>> Start
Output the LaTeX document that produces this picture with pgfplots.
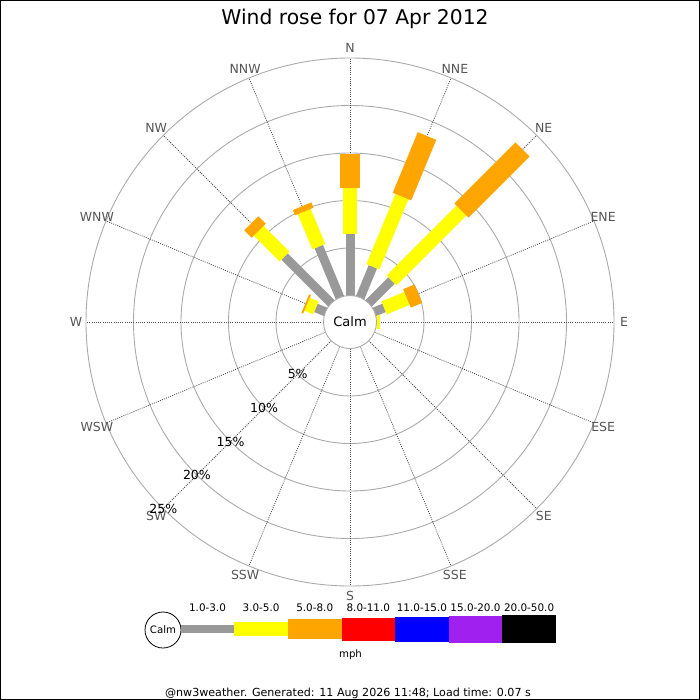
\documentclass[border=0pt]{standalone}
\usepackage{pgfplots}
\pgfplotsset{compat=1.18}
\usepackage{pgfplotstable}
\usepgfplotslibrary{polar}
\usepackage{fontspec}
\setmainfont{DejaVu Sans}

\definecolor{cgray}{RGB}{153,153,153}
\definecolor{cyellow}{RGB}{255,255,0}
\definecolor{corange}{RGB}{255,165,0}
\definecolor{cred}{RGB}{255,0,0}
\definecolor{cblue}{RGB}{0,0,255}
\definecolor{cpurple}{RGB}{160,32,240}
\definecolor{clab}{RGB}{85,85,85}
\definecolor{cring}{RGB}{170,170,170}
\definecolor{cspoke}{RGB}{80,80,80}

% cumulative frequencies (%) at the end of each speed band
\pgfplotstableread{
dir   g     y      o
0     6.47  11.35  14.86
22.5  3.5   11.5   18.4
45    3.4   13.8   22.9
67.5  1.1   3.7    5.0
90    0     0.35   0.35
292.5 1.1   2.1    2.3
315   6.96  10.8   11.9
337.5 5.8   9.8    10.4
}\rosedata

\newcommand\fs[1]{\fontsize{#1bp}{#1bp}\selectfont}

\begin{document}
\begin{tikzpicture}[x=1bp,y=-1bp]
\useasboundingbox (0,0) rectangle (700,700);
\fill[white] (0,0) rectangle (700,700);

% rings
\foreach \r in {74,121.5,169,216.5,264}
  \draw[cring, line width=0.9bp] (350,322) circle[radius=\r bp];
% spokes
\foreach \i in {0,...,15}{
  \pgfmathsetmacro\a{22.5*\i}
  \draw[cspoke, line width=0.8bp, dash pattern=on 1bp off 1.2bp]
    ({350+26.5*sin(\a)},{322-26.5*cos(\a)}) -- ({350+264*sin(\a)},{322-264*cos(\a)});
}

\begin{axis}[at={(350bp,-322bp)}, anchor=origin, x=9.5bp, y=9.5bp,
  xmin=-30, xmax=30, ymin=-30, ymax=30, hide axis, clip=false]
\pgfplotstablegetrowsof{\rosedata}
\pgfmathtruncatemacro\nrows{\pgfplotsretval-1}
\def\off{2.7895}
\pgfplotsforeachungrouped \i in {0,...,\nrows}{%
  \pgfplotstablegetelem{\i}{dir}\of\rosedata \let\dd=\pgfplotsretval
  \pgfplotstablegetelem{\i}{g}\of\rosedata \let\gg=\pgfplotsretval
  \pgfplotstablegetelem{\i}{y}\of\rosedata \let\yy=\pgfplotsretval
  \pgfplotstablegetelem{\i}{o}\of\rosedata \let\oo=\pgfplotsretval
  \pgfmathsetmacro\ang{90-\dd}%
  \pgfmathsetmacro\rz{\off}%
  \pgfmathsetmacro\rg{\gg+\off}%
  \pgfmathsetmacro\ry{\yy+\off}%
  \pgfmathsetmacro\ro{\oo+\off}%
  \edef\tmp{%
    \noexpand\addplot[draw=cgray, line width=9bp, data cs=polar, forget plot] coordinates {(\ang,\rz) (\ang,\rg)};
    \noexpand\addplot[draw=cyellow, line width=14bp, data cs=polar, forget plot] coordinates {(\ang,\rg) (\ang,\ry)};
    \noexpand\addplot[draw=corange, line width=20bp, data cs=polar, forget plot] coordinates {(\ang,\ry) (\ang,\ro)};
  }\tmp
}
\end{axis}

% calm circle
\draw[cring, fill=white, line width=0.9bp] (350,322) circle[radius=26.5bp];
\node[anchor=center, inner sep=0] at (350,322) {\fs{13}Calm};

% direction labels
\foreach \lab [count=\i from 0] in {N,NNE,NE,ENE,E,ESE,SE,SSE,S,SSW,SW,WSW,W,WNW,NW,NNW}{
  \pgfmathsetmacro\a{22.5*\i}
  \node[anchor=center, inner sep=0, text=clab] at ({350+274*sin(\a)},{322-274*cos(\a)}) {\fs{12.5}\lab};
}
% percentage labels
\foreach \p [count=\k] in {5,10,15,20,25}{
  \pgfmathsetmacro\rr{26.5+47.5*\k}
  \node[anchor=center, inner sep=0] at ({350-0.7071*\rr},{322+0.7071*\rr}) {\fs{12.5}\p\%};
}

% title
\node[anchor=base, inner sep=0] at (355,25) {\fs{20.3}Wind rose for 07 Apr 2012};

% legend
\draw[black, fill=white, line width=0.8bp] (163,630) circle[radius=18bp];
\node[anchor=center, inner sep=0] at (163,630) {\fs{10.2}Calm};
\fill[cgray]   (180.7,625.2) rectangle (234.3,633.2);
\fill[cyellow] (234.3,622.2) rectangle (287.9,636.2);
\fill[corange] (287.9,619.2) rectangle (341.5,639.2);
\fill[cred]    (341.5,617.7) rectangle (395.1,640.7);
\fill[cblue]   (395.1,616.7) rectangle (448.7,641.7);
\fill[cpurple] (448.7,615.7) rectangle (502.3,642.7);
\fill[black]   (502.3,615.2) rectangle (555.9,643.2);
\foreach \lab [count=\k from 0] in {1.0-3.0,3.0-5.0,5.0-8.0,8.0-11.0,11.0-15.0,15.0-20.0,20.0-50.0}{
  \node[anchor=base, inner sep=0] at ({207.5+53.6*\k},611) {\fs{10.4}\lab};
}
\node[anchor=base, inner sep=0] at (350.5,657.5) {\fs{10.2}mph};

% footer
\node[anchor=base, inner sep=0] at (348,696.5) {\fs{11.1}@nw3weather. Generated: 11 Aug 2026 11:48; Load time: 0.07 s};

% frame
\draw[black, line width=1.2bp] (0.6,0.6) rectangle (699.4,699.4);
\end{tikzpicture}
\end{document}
>> End
■ **WRITTEN REQUEST**:
Leave the pictures out and copy the rest of the data exactly.

■ **ANSWER TO THIS PROBLEM**:
Output the LaTeX document that produces this picture with pgfplots.
\documentclass[border=0pt]{standalone}
\usepackage{pgfplots}
\pgfplotsset{compat=1.18}
\usepackage{pgfplotstable}
\usepgfplotslibrary{polar}
\usepackage{fontspec}
\setmainfont{DejaVu Sans}

\definecolor{cgray}{RGB}{153,153,153}
\definecolor{cyellow}{RGB}{255,255,0}
\definecolor{corange}{RGB}{255,165,0}
\definecolor{cred}{RGB}{255,0,0}
\definecolor{cblue}{RGB}{0,0,255}
\definecolor{cpurple}{RGB}{160,32,240}
\definecolor{clab}{RGB}{85,85,85}
\definecolor{cring}{RGB}{170,170,170}
\definecolor{cspoke}{RGB}{80,80,80}

% cumulative frequencies (%) at the end of each speed band
\pgfplotstableread{
dir   g     y      o
0     6.47  11.35  14.86
22.5  3.5   11.5   18.4
45    3.4   13.8   22.9
67.5  1.1   3.7    5.0
90    0     0.35   0.35
292.5 1.1   2.1    2.3
315   6.96  10.8   11.9
337.5 5.8   9.8    10.4
}\rosedata

\newcommand\fs[1]{\fontsize{#1bp}{#1bp}\selectfont}

\begin{document}
\begin{tikzpicture}[x=1bp,y=-1bp]
\useasboundingbox (0,0) rectangle (700,700);
\fill[white] (0,0) rectangle (700,700);

% rings
\foreach \r in {74,121.5,169,216.5,264}
  \draw[cring, line width=0.9bp] (350,322) circle[radius=\r bp];
% spokes
\foreach \i in {0,...,15}{
  \pgfmathsetmacro\a{22.5*\i}
  \draw[cspoke, line width=0.8bp, dash pattern=on 1bp off 1.2bp]
    ({350+26.5*sin(\a)},{322-26.5*cos(\a)}) -- ({350+264*sin(\a)},{322-264*cos(\a)});
}

\begin{axis}[at={(350bp,-322bp)}, anchor=origin, x=9.5bp, y=9.5bp,
  xmin=-30, xmax=30, ymin=-30, ymax=30, hide axis, clip=false]
\pgfplotstablegetrowsof{\rosedata}
\pgfmathtruncatemacro\nrows{\pgfplotsretval-1}
\def\off{2.7895}
\pgfplotsforeachungrouped \i in {0,...,\nrows}{%
  \pgfplotstablegetelem{\i}{dir}\of\rosedata \let\dd=\pgfplotsretval
  \pgfplotstablegetelem{\i}{g}\of\rosedata \let\gg=\pgfplotsretval
  \pgfplotstablegetelem{\i}{y}\of\rosedata \let\yy=\pgfplotsretval
  \pgfplotstablegetelem{\i}{o}\of\rosedata \let\oo=\pgfplotsretval
  \pgfmathsetmacro\ang{90-\dd}%
  \pgfmathsetmacro\rz{\off}%
  \pgfmathsetmacro\rg{\gg+\off}%
  \pgfmathsetmacro\ry{\yy+\off}%
  \pgfmathsetmacro\ro{\oo+\off}%
  \edef\tmp{%
    \noexpand\addplot[draw=cgray, line width=9bp, data cs=polar, forget plot] coordinates {(\ang,\rz) (\ang,\rg)};
    \noexpand\addplot[draw=cyellow, line width=14bp, data cs=polar, forget plot] coordinates {(\ang,\rg) (\ang,\ry)};
    \noexpand\addplot[draw=corange, line width=20bp, data cs=polar, forget plot] coordinates {(\ang,\ry) (\ang,\ro)};
  }\tmp
}
\end{axis}

% calm circle
\draw[cring, fill=white, line width=0.9bp] (350,322) circle[radius=26.5bp];
\node[anchor=center, inner sep=0] at (350,322) {\fs{13}Calm};

% direction labels
\foreach \lab [count=\i from 0] in {N,NNE,NE,ENE,E,ESE,SE,SSE,S,SSW,SW,WSW,W,WNW,NW,NNW}{
  \pgfmathsetmacro\a{22.5*\i}
  \node[anchor=center, inner sep=0, text=clab] at ({350+274*sin(\a)},{322-274*cos(\a)}) {\fs{12.5}\lab};
}
% percentage labels
\foreach \p [count=\k] in {5,10,15,20,25}{
  \pgfmathsetmacro\rr{26.5+47.5*\k}
  \node[anchor=center, inner sep=0] at ({350-0.7071*\rr},{322+0.7071*\rr}) {\fs{12.5}\p\%};
}

% title
\node[anchor=base, inner sep=0] at (355,25) {\fs{20.3}Wind rose for 07 Apr 2012};

% legend
\draw[black, fill=white, line width=0.8bp] (163,630) circle[radius=18bp];
\node[anchor=center, inner sep=0] at (163,630) {\fs{10.2}Calm};
\fill[cgray]   (180.7,625.2) rectangle (234.3,633.2);
\fill[cyellow] (234.3,622.2) rectangle (287.9,636.2);
\fill[corange] (287.9,619.2) rectangle (341.5,639.2);
\fill[cred]    (341.5,617.7) rectangle (395.1,640.7);
\fill[cblue]   (395.1,616.7) rectangle (448.7,641.7);
\fill[cpurple] (448.7,615.7) rectangle (502.3,642.7);
\fill[black]   (502.3,615.2) rectangle (555.9,643.2);
\foreach \lab [count=\k from 0] in {1.0-3.0,3.0-5.0,5.0-8.0,8.0-11.0,11.0-15.0,15.0-20.0,20.0-50.0}{
  \node[anchor=base, inner sep=0] at ({207.5+53.6*\k},611) {\fs{10.4}\lab};
}
\node[anchor=base, inner sep=0] at (350.5,657.5) {\fs{10.2}mph};

% footer
\node[anchor=base, inner sep=0] at (348,696.5) {\fs{11.1}@nw3weather. Generated: 11 Aug 2026 11:48; Load time: 0.07 s};

% frame
\draw[black, line width=1.2bp] (0.6,0.6) rectangle (699.4,699.4);
\end{tikzpicture}
\end{document}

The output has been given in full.